-- Your objective --
It is required that the lines from the top of the listing through the line with "const dscFillRange = [[161.5, 175.5], [164.5, 182.5]];" be reproduced exactly, excluding pictures.

----

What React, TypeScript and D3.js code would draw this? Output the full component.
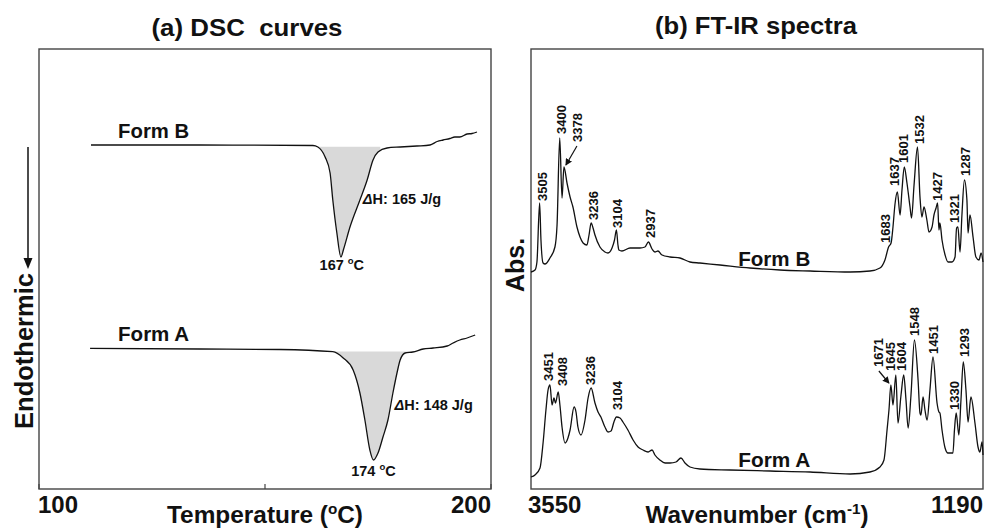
import React from "react";
import * as d3 from "d3";

const FONT = "'Liberation Sans', Arial, Helvetica, sans-serif";

// ---- DSC (a): temperature in °C, heat flow in arbitrary units ----
const dscBTemp = [111.5, 135.6, 160.6, 161.7, 163.3, 164.4, 165.0, 165.9, 166.8, 167.4, 168.8, 171.0, 172.6, 173.9, 175.0, 177.0, 179.9, 183.6, 186.5, 188.1, 189.4, 190.9, 192.0, 193.1, 194.7, 195.8, 196.9];
const dscBFlow = [34.4, 34.4, 34.35, 34.2, 33.2, 31.6, 28.9, 25.6, 23.2, 24.0, 26.2, 28.9, 30.9, 32.9, 33.7, 34.1, 34.2, 34.3, 34.4, 34.75, 34.9, 35.05, 35.2, 35.2, 35.5, 35.55, 35.7];
const dscATemp = [111.3, 135.6, 153.3, 165.0, 167.3, 169.5, 171.0, 172.1, 173.2, 174.0, 175.0, 176.1, 177.2, 178.3, 179.2, 179.9, 181.0, 182.7, 185.0, 187.2, 190.3, 191.6, 193.1, 194.7, 196.5];
const dscAFlow = [14.07, 14.0, 13.95, 13.73, 13.1, 11.9, 9.6, 6.9, 3.9, 2.9, 3.6, 5.2, 6.9, 9.6, 11.6, 12.9, 13.6, 13.7, 14.0, 14.1, 14.3, 14.6, 14.9, 15.1, 15.4];
const dscPeakTemp = [167, 174];
const dscEnthalpy = [165, 148];
const dscFillRange = [[161.5, 175.5], [164.5, 182.5]];

// ---- FT-IR (b): wavenumber in cm-1, absorbance in arbitrary units ----
const irBWave = [3550, 3529, 3519, 3505, 3498, 3487, 3477, 3451, 3425, 3414, 3400, 3388, 3378, 3362, 3346, 3331, 3310, 3294, 3278, 3258, 3247, 3236, 3226, 3216, 3190, 3164, 3148, 3127, 3114, 3104, 3096, 3091, 3075, 3033, 2981, 2955, 2937, 2918, 2903, 2887, 2866, 2824, 2772, 2720, 2668, 2563, 2407, 2250, 2093, 1884, 1780, 1728, 1702, 1683, 1670, 1660, 1650, 1637, 1623, 1613, 1601, 1587, 1571, 1563, 1550, 1532, 1519, 1509, 1498, 1483, 1472, 1456, 1446, 1435, 1427, 1420, 1415, 1404, 1388, 1373, 1352, 1336, 1328, 1321, 1310, 1300, 1287, 1274, 1268, 1258, 1242, 1227, 1211, 1200, 1190];
const irBAbs = [21.7, 21.9, 22.7, 28.6, 24.9, 22.6, 22.5, 23.1, 24.2, 26.4, 35.1, 29.1, 32.2, 30.6, 29.2, 28.2, 26.2, 25.2, 24.6, 24.4, 25.4, 26.6, 26.1, 25.4, 24.2, 23.7, 23.6, 24.1, 24.9, 25.9, 24.4, 23.9, 23.8, 24.1, 24.1, 24.2, 24.7, 24.0, 23.7, 23.8, 23.4, 23.2, 23.1, 22.7, 22.6, 22.4, 22.1, 21.9, 21.8, 21.7, 21.8, 22.1, 22.9, 24.2, 24.6, 26.2, 28.4, 29.7, 27.4, 29.9, 32.2, 30.6, 28.2, 27.1, 30.4, 34.2, 29.2, 27.2, 28.2, 26.9, 25.7, 26.2, 27.4, 28.1, 28.6, 25.9, 26.6, 24.9, 23.4, 22.7, 22.7, 23.2, 26.1, 26.2, 23.7, 27.4, 30.9, 28.9, 25.6, 27.4, 25.2, 23.2, 22.9, 23.6, 22.7];
const irAWave = [3550, 3529, 3503, 3487, 3472, 3461, 3451, 3440, 3430, 3422, 3408, 3399, 3388, 3372, 3357, 3346, 3325, 3315, 3305, 3289, 3268, 3252, 3236, 3216, 3200, 3185, 3164, 3148, 3132, 3117, 3104, 3085, 3070, 3044, 3017, 2991, 2965, 2939, 2929, 2918, 2903, 2877, 2850, 2824, 2793, 2767, 2746, 2720, 2668, 2511, 2302, 2093, 1884, 1780, 1728, 1707, 1691, 1681, 1671, 1660, 1645, 1634, 1618, 1604, 1592, 1581, 1566, 1548, 1529, 1519, 1514, 1503, 1493, 1482, 1467, 1451, 1430, 1420, 1415, 1404, 1388, 1373, 1347, 1339, 1330, 1316, 1305, 1293, 1279, 1268, 1253, 1232, 1216, 1206, 1195, 1190];
const irAAbs = [1.2, 1.4, 2.1, 4.6, 7.9, 9.9, 10.4, 8.4, 9.1, 8.6, 9.7, 8.4, 6.2, 4.6, 5.1, 5.9, 8.2, 7.7, 6.2, 5.4, 6.9, 9.1, 10.1, 8.6, 7.7, 7.2, 6.2, 5.7, 5.8, 6.7, 7.2, 7.1, 6.7, 5.9, 4.9, 4.2, 3.9, 3.7, 3.8, 3.9, 3.4, 2.9, 2.6, 2.6, 2.7, 3.1, 2.6, 2.2, 2.0, 1.9, 1.8, 1.7, 1.5, 1.7, 2.2, 2.9, 5.9, 7.9, 10.4, 8.4, 11.4, 6.6, 9.4, 11.4, 8.9, 6.1, 9.4, 14.9, 10.9, 7.6, 7.4, 9.2, 7.9, 6.9, 9.9, 13.2, 8.6, 7.7, 7.6, 5.9, 4.1, 3.6, 3.6, 5.9, 7.6, 5.4, 8.9, 12.7, 9.9, 6.7, 9.2, 6.6, 4.2, 3.7, 4.7, 3.4];

const irBPeaks = [3505, 3400, 3378, 3236, 3104, 2937, 1683, 1637, 1601, 1532, 1427, 1321, 1287];
const irAPeaks = [3451, 3408, 3236, 3104, 1671, 1645, 1604, 1548, 1451, 1330, 1293];
// small horizontal nudges so neighbouring labels do not collide
const irBNudge = [2.5, 2, 13, 2, 1, 2.5, -3, -3, -1, 1.5, 0, -3, 1.5];
const irANudge = [-2, 4, -1, 1.5, -12, -5, -2.5, 0, 0, -2, 1];
const irBLift = [0, 2, 23, 1, 0, 2, 2, 4, 2, 1, 0, 2, 2];
const irALift = [2, 4, 1, 5, 16, 2, 2, 2, 1, 1, 3];
const arrowPeaks = ["B3378", "A1671"];

const xTempTicks = [100, 150, 200];

function interp(xs: number[], ys: number[], t: number) {
  for (let i = 0; i < xs.length - 1; i++) {
    const a = xs[i], b = xs[i + 1];
    if ((t - a) * (t - b) <= 0) {
      const f = b === a ? 0 : (t - a) / (b - a);
      return ys[i] + f * (ys[i + 1] - ys[i]);
    }
  }
  return ys[ys.length - 1];
}

export default function App() {
  const W = 1000, H = 529;
  const top = 49, bottom = 489;
  const y = d3.scaleLinear().domain([0, 44]).range([bottom, top]);
  const xT = d3.scaleLinear().domain([100, 200]).range([39, 491]);
  const xW = d3.scaleLinear().domain([3550, 1190]).range([531, 983]);

  const dscLine = d3.line<[number, number]>().x((d) => xT(d[0])).y((d) => y(d[1])).curve(d3.curveMonotoneX);
  const irLine = d3.line<[number, number]>().x((d) => xW(d[0])).y((d) => y(d[1])).curve(d3.curveMonotoneX);

  const dscSeries = [
    { name: "Form B", t: dscBTemp, v: dscBFlow },
    { name: "Form A", t: dscATemp, v: dscAFlow },
  ];
  const irSeries = [
    { key: "B", name: "Form B", w: irBWave, v: irBAbs, peaks: irBPeaks, nudge: irBNudge, lift: irBLift, labelY: 4 },
    { key: "A", name: "Form A", w: irAWave, v: irAAbs, peaks: irAPeaks, nudge: irANudge, lift: irALift, labelY: 4 },
  ];

  const txt = { fontFamily: FONT, fontWeight: 700 as const, fill: "#111" };

  return (
    <svg width={W} height={H} style={{ position: "absolute", left: 0, top: 0, background: "#fff" }}>
      <defs>
        <marker id="ah" markerWidth="7" markerHeight="7" refX="6" refY="3.5" orient="auto" markerUnits="userSpaceOnUse">
          <path d="M0,0 L7,3.5 L0,7 z" fill="#111" />
        </marker>
      </defs>

      {/* ---------- panel (a) ---------- */}
      <text x={247} y={36} textAnchor="middle" fontSize={24} style={{ ...txt, whiteSpace: "pre" }} textLength={191} lengthAdjust="spacingAndGlyphs">
        {"(a) DSC  curves"}
      </text>
      <rect x={xT(100)} y={top} width={xT(200) - xT(100)} height={bottom - top} fill="none" stroke="#444" strokeWidth={1.4} />
      {xTempTicks.map((t) => (
        <line key={t} x1={xT(t)} x2={xT(t)} y1={bottom} y2={bottom - 5} stroke="#444" strokeWidth={1.2} />
      ))}
      <text x={xT(100) - 1} y={513} fontSize={24} style={txt}>100</text>
      <text x={xT(200)} y={513} fontSize={24} textAnchor="end" style={txt}>200</text>
      <text x={(xT(100) + xT(200)) / 2} y={523} fontSize={24} textAnchor="middle" style={txt} textLength={196} lengthAdjust="spacingAndGlyphs">
        Temperature (<tspan fontSize={15} dy={-9}>o</tspan><tspan dy={9}>C)</tspan>
      </text>

      {dscSeries.map((s, i) => {
        const pts = s.t.map((t, j) => [t, s.v[j]] as [number, number]);
        const [f0, f1] = dscFillRange[i];
        const base = interp(s.t, s.v, f0);
        const fillPts: [number, number][] = [
          [f0, base],
          ...pts.filter((p) => p[0] > f0 && p[0] < f1),
          [f1, interp(s.t, s.v, f1)],
        ];
        const area = d3.area<[number, number]>()
          .x((d) => xT(d[0]))
          .y0(y(base))
          .y1((d) => y(Math.min(d[1], base)))
          .curve(d3.curveMonotoneX);
        const pk = dscPeakTemp[i];
        const pv = interp(s.t, s.v, pk);
        const px = xT(pk), py = y(pv);
        return (
          <g key={s.name}>
            <path d={area(fillPts) || ""} fill="#d9d9d9" />
            <path d={dscLine(pts) || ""} fill="none" stroke="#111" strokeWidth={1.3} />
            <text x={xT(117.5)} y={y(s.v[0]) - 7} fontSize={19.5} style={txt} textLength={71} lengthAdjust="spacingAndGlyphs">{s.name}</text>
            <text x={px + 21} y={py - 50} fontSize={14.5} style={txt}>
              <tspan fontStyle="italic">Δ</tspan>H: {dscEnthalpy[i]} J/g
            </text>
            <text x={px} y={py + 16} fontSize={14.5} textAnchor="middle" style={txt}>
              {pk} <tspan fontSize={9.5} dy={-6}>o</tspan><tspan dy={6}>C</tspan>
            </text>
          </g>
        );
      })}

      {/* endothermic arrow */}
      <line x1={28} x2={28} y1={147} y2={260} stroke="#111" strokeWidth={1.5} />
      <path d="M23.5,258 L32.5,258 L28,269 Z" fill="#111" />
      <text transform="translate(33,351) rotate(-90)" textAnchor="middle" fontSize={25.5} style={txt}>Endothermic</text>

      {/* ---------- panel (b) ---------- */}
      <text x={756} y={34} textAnchor="middle" fontSize={24} style={txt} textLength={202} lengthAdjust="spacingAndGlyphs">
        (b) FT-IR spectra
      </text>
      <rect x={xW(3550)} y={top} width={xW(1190) - xW(3550)} height={bottom - top} fill="none" stroke="#444" strokeWidth={1.4} />
      <text x={xW(3550) - 3} y={513} fontSize={24} style={txt}>3550</text>
      <text x={xW(1190)} y={513} fontSize={24} textAnchor="end" style={txt}>1190</text>
      <text x={(xW(3550) + xW(1190)) / 2} y={523} fontSize={24} textAnchor="middle" style={txt} textLength={223} lengthAdjust="spacingAndGlyphs">
        Wavenumber (cm<tspan fontSize={15} dy={-9}>-1</tspan><tspan dy={9}>)</tspan>
      </text>
      <text transform="translate(524,265) rotate(-90)" textAnchor="middle" fontSize={25} style={txt}>Abs.</text>

      {irSeries.map((s) => {
        const pts = s.w.map((w, j) => [w, s.v[j]] as [number, number]);
        return (
          <g key={s.key}>
            <path d={irLine(pts) || ""} fill="none" stroke="#111" strokeWidth={1.3} />
            <text x={xW(2280)} y={y(interp(s.w, s.v, 2280)) - s.labelY} fontSize={19.5} textAnchor="middle" style={txt} textLength={72} lengthAdjust="spacingAndGlyphs">{s.name}</text>
            {s.peaks.map((p, k) => {
              const idx = s.w.indexOf(p);
              const v = idx >= 0 ? s.v[idx] : interp(s.w, s.v, p);
              const px = xW(p), py = y(v);
              const lx = px + s.nudge[k];
              const ly = py - 2 - s.lift[k];
              const hasArrow = arrowPeaks.includes(s.key + p);
              return (
                <g key={p}>
                  <text transform={`translate(${lx},${ly}) rotate(-90)`} dy="0.35em" fontSize={13} style={txt}>{p}</text>
                  {hasArrow && (
                    <line x1={lx} y1={ly + 4} x2={px + (lx > px ? 2 : -2)} y2={py - 2} stroke="#111" strokeWidth={1.2} markerEnd="url(#ah)" />
                  )}
                </g>
              );
            })}
          </g>
        );
      })}
    </svg>
  );
}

----

-- Final answer --
What React, TypeScript and D3.js code would draw this? Output the full component.
import React from "react";
import * as d3 from "d3";

const FONT = "'Liberation Sans', Arial, Helvetica, sans-serif";

// ---- DSC (a): temperature in °C, heat flow in arbitrary units ----
const dscBTemp = [111.5, 135.6, 160.6, 161.7, 163.3, 164.4, 165.0, 165.9, 166.8, 167.4, 168.8, 171.0, 172.6, 173.9, 175.0, 177.0, 179.9, 183.6, 186.5, 188.1, 189.4, 190.9, 192.0, 193.1, 194.7, 195.8, 196.9];
const dscBFlow = [34.4, 34.4, 34.35, 34.2, 33.2, 31.6, 28.9, 25.6, 23.2, 24.0, 26.2, 28.9, 30.9, 32.9, 33.7, 34.1, 34.2, 34.3, 34.4, 34.75, 34.9, 35.05, 35.2, 35.2, 35.5, 35.55, 35.7];
const dscATemp = [111.3, 135.6, 153.3, 165.0, 167.3, 169.5, 171.0, 172.1, 173.2, 174.0, 175.0, 176.1, 177.2, 178.3, 179.2, 179.9, 181.0, 182.7, 185.0, 187.2, 190.3, 191.6, 193.1, 194.7, 196.5];
const dscAFlow = [14.07, 14.0, 13.95, 13.73, 13.1, 11.9, 9.6, 6.9, 3.9, 2.9, 3.6, 5.2, 6.9, 9.6, 11.6, 12.9, 13.6, 13.7, 14.0, 14.1, 14.3, 14.6, 14.9, 15.1, 15.4];
const dscPeakTemp = [167, 174];
const dscEnthalpy = [165, 148];
const dscFillRange = [[161.5, 175.5], [164.5, 182.5]];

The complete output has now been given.